I’ll answer the last question first. ‘No’.
First cousins, mothers, and sisters desire to be kissed and pampered, too.
I learned what little I think I know from movies, mostly. Rudolf Valentino was very good at on-screen woman wooing, and many other leading men of pre-WW2 romantic films were pretty darned good at hand and arm kissing, although I think most of them were somewhat clumsy at lip smooching. Clark Gable was known as a pretty good lover of and for the ladies—off-screen and on-screen—and he did most of his hand kisses very well.

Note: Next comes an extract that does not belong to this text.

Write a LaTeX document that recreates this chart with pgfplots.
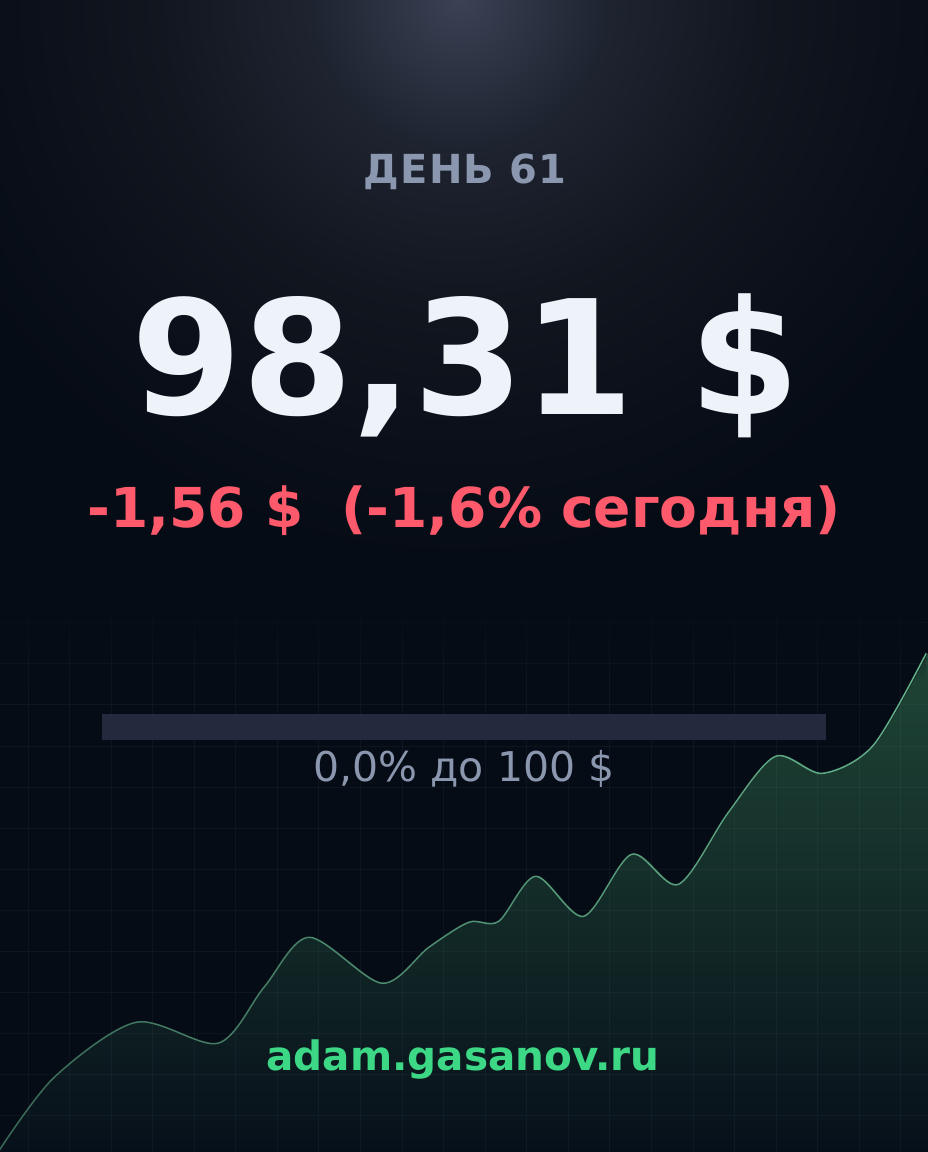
\documentclass[border=0pt]{standalone}
\usepackage{fontspec}
\setmainfont{DejaVu Sans}
\usepackage{pgfplots}
\usepackage{pgfplotstable}
\pgfplotsset{compat=1.18}
\usetikzlibrary{fadings}

\definecolor{bg}{HTML}{060C16}
\definecolor{glowA}{HTML}{3B4254}
\definecolor{glowB}{HTML}{2F3545}
\definecolor{glowC}{HTML}{1E2330}
\definecolor{glowD}{HTML}{11161F}
\definecolor{glowE}{HTML}{0A0F19}
\definecolor{gridc}{HTML}{8FB0C8}
\definecolor{fillTop}{HTML}{1F4636}
\definecolor{fillBot}{HTML}{07101A}
\definecolor{linec}{HTML}{64B28A}
\definecolor{daygray}{HTML}{8A97AE}
\definecolor{pricew}{HTML}{EEF3FA}
\definecolor{downred}{HTML}{FF5A6B}
\definecolor{barc}{HTML}{232A3D}
\definecolor{sitegreen}{HTML}{3DD886}

% glow at the top centre, used at natural size (1bp ~ 1px)
\pgfdeclareradialshading{glow}{\pgfpoint{0bp}{0bp}}{%
  color(0bp)=(glowA); color(60bp)=(glowB); color(150bp)=(glowC);
  color(300bp)=(glowD); color(450bp)=(glowE); color(560bp)=(bg); color(640bp)=(bg)}

\tikzfading[name=linefade, left color=transparent!45, right color=transparent!0]

% price path, x in px from left, y in px from bottom
\pgfplotstableread{
x y
0 2
55 75
137 130
219 109
265 165
310 215
383 169
430 205
470 230
500 231
537 276
585 236
633 298
680 268
730 340
777 396
824 379
875 407
928 499
}\curve

\pgfplotsset{
  overlay axis/.style={
    at={(0,0)}, anchor=south west,
    width=928pt, scale only axis,
    xmin=0, xmax=928, ymin=0,
    axis line style={draw=none},
    tick style={draw=none},
    xticklabels={}, yticklabels={},
  },
}

\begin{document}
\begin{tikzpicture}[x=1pt,y=1pt]
\path[use as bounding box] (0,0) rectangle (928,1152);
\fill[bg] (0,0) rectangle (928,1152);
\begin{scope}
  \clip (0,0) rectangle (928,1152);
  \node[inner sep=0pt, outer sep=0pt] at (460,1152) {\pgfuseshading{glow}};
\end{scope}

% area under the curve
\begin{axis}[overlay axis, height=1152pt, ymax=1152, xtick=\empty, ytick=\empty]
  \addplot[draw=none, smooth, top color=fillTop, bottom color=fillBot]
    table[x=x, y=y] {\curve} \closedcycle;
\end{axis}

% faint grid, lower part only
\begin{axis}[overlay axis, height=560pt, ymax=560,
    xtick={28,69.57,...,928}, ytick={36,77.1,...,560},
    grid=major, major grid style={gridc, opacity=0.055, line width=1pt}]
\end{axis}
\fill[bg, path fading=south] (0,470) rectangle (928,562);

% price line
\begin{axis}[overlay axis, height=1152pt, ymax=1152, xtick=\empty, ytick=\empty]
  \addplot[linec, line width=1.5pt, smooth, path fading=linefade]
    table[x=x, y=y] {\curve};
\end{axis}

% texts
\node[anchor=base, text=daygray, font=\bfseries\fontsize{40}{48}\selectfont\addfontfeature{LetterSpace=3}]
  at (465,968) {ДЕНЬ 61};
\node[anchor=base, text=pricew, font=\bfseries\fontsize{159}{170}\selectfont]
  at (466,737) {98,31 \$};
\node[anchor=base, text=downred, font=\bfseries\fontsize{55}{64}\selectfont]
  at (464,624) {-1,56 \$\ \ (-1,6\% сегодня)};
\fill[barc] (102,412) rectangle (826,438);
\node[anchor=base, text=daygray, font=\fontsize{41}{48}\selectfont]
  at (464,370) {0,0\% до 100 \$};
\node[anchor=base, text=sitegreen, font=\bfseries\fontsize{40.5}{48}\selectfont]
  at (463,81) {adam.gasanov.ru};
\end{tikzpicture}
\end{document}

Anyway, I learned that keeping eye contact is the most important thing in hand kissing. If you are suave enough, and the lady is in a receptive mood, a lot of messages of intent and interest can be made with the eyes from the time your gazes meet through your picking up her hand and slightly leaning into it and on to the soft kiss and maybe a gentle stroke or two of her wrist before you release her. You are the charming snake and she is the your pretty little bird victim. Her eyes will tell you how well you did and your eyes can tell her you want to do a lot more.
Stuff like this comes natural to some men, but there is no way I could ever pull it off. Too bashful am I and I ain’t keen to being slapped. To say the actual flat truth, I have no real idea of what I am writing about when it comes to matters of intimate interpersonal male-female relationships. Truth! I’m just a hillbilly.


Have a lip-smacking Thursday!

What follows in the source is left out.